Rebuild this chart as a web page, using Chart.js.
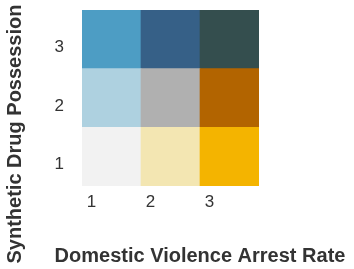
<!DOCTYPE html>
<html>
<head>
<meta charset="utf-8">
<script src="https://cdn.jsdelivr.net/npm/chart.js@4/dist/chart.umd.min.js"></script>
<style>
  html, body { margin: 0; padding: 0; background: #fff; }
  #wrap { width: 354px; height: 269px; position: relative; }
</style>
</head>
<body>
<div id="wrap"><canvas id="chart"></canvas></div>
<script>
// bivariate legend: x = domestic violence arrest rate class, y = synthetic drug possession class
const xLabels = ["1", "2", "3"];
const yLabels = ["1", "2", "3"];
const cellValue = [1, 1, 1];

// colours per row, bottom (1) to top (3), left to right
const row1Colors = ["#f2f2f2", "#f3e6b2", "#f4b400"];
const row2Colors = ["#aed1e0", "#b0b0b0", "#b26400"];
const row3Colors = ["#4d9dc4", "#366087", "#344e4e"];

const xTitle = "Domestic Violence Arrest Rate";
const yTitle = "Synthetic Drug Possession";

const rows = [row1Colors, row2Colors, row3Colors];

const titleFont = "bold 20px 'Liberation Sans', Arial, sans-serif";

// axis titles sit off-centre from the plot, so draw them here
const axisTitles = {
	id: "axisTitles",
	afterDraw(chart) {
		const ctx = chart.ctx;
		ctx.save();
		ctx.font = titleFont;
		ctx.fillStyle = "#333";
		ctx.textAlign = "center";
		ctx.textBaseline = "middle";
		ctx.fillText(xTitle, 200, 256);
		ctx.translate(15, 134);
		ctx.rotate(-Math.PI / 2);
		ctx.fillText(yTitle, 0, 0);
		ctx.restore();
	},
};

const data = {
	labels: xLabels,
	datasets: rows.map((colors, i) => ({
		label: yLabels[i],
		data: cellValue,
		backgroundColor: colors,
		borderWidth: 0,
		barPercentage: 1,
		categoryPercentage: 1,
	})),
};

const tickFont = { family: "'Liberation Sans', Arial, sans-serif", size: 17 };

const options = {
	responsive: true,
	maintainAspectRatio: false,
	animation: false,
	layout: { padding: { left: 0, right: 95, top: 10, bottom: 0 } },
	plugins: {
		legend: { display: false },
		tooltip: { enabled: false },
	},
	scales: {
		x: {
			stacked: true,
			grid: { display: false, drawTicks: false },
			border: { display: false },
			ticks: { font: tickFont, color: "#333", labelOffset: -20, padding: 6 },
			afterFit(scale) {
				scale.height = 83;
				scale.paddingLeft = 0;
				scale.paddingRight = 0;
			},
		},
		y: {
			stacked: true,
			min: 0,
			max: 3,
			grid: { display: false, drawTicks: false },
			border: { display: false },
			afterBuildTicks(scale) {
				scale.ticks = yLabels.map((l, i) => ({ value: i + 0.5 }));
			},
			ticks: {
				font: tickFont,
				color: "#333",
				padding: 18,
				labelOffset: 8,
				callback: (v, i) => yLabels[i],
			},
			afterFit(scale) {
				scale.width = 82;
				scale.paddingTop = 0;
				scale.paddingBottom = 0;
			},
		},
	},
};

new Chart(document.getElementById("chart"), {
	type: "bar",
	data: data,
	options: options,
	plugins: [axisTitles],
});
</script>
</body>
</html>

####################

Your copy of the data above should match it exactly, except that pictures are left out.

Output:
Rebuild this chart as a web page, using Chart.js.
<!DOCTYPE html>
<html>
<head>
<meta charset="utf-8">
<script src="https://cdn.jsdelivr.net/npm/chart.js@4/dist/chart.umd.min.js"></script>
<style>
  html, body { margin: 0; padding: 0; background: #fff; }
  #wrap { width: 354px; height: 269px; position: relative; }
</style>
</head>
<body>
<div id="wrap"><canvas id="chart"></canvas></div>
<script>
// bivariate legend: x = domestic violence arrest rate class, y = synthetic drug possession class
const xLabels = ["1", "2", "3"];
const yLabels = ["1", "2", "3"];
const cellValue = [1, 1, 1];

// colours per row, bottom (1) to top (3), left to right
const row1Colors = ["#f2f2f2", "#f3e6b2", "#f4b400"];
const row2Colors = ["#aed1e0", "#b0b0b0", "#b26400"];
const row3Colors = ["#4d9dc4", "#366087", "#344e4e"];

const xTitle = "Domestic Violence Arrest Rate";
const yTitle = "Synthetic Drug Possession";

const rows = [row1Colors, row2Colors, row3Colors];

const titleFont = "bold 20px 'Liberation Sans', Arial, sans-serif";

// axis titles sit off-centre from the plot, so draw them here
const axisTitles = {
	id: "axisTitles",
	afterDraw(chart) {
		const ctx = chart.ctx;
		ctx.save();
		ctx.font = titleFont;
		ctx.fillStyle = "#333";
		ctx.textAlign = "center";
		ctx.textBaseline = "middle";
		ctx.fillText(xTitle, 200, 256);
		ctx.translate(15, 134);
		ctx.rotate(-Math.PI / 2);
		ctx.fillText(yTitle, 0, 0);
		ctx.restore();
	},
};

const data = {
	labels: xLabels,
	datasets: rows.map((colors, i) => ({
		label: yLabels[i],
		data: cellValue,
		backgroundColor: colors,
		borderWidth: 0,
		barPercentage: 1,
		categoryPercentage: 1,
	})),
};

const tickFont = { family: "'Liberation Sans', Arial, sans-serif", size: 17 };

const options = {
	responsive: true,
	maintainAspectRatio: false,
	animation: false,
	layout: { padding: { left: 0, right: 95, top: 10, bottom: 0 } },
	plugins: {
		legend: { display: false },
		tooltip: { enabled: false },
	},
	scales: {
		x: {
			stacked: true,
			grid: { display: false, drawTicks: false },
			border: { display: false },
			ticks: { font: tickFont, color: "#333", labelOffset: -20, padding: 6 },
			afterFit(scale) {
				scale.height = 83;
				scale.paddingLeft = 0;
				scale.paddingRight = 0;
			},
		},
		y: {
			stacked: true,
			min: 0,
			max: 3,
			grid: { display: false, drawTicks: false },
			border: { display: false },
			afterBuildTicks(scale) {
				scale.ticks = yLabels.map((l, i) => ({ value: i + 0.5 }));
			},
			ticks: {
				font: tickFont,
				color: "#333",
				padding: 18,
				labelOffset: 8,
				callback: (v, i) => yLabels[i],
			},
			afterFit(scale) {
				scale.width = 82;
				scale.paddingTop = 0;
				scale.paddingBottom = 0;
			},
		},
	},
};

new Chart(document.getElementById("chart"), {
	type: "bar",
	data: data,
	options: options,
	plugins: [axisTitles],
});
</script>
</body>
</html>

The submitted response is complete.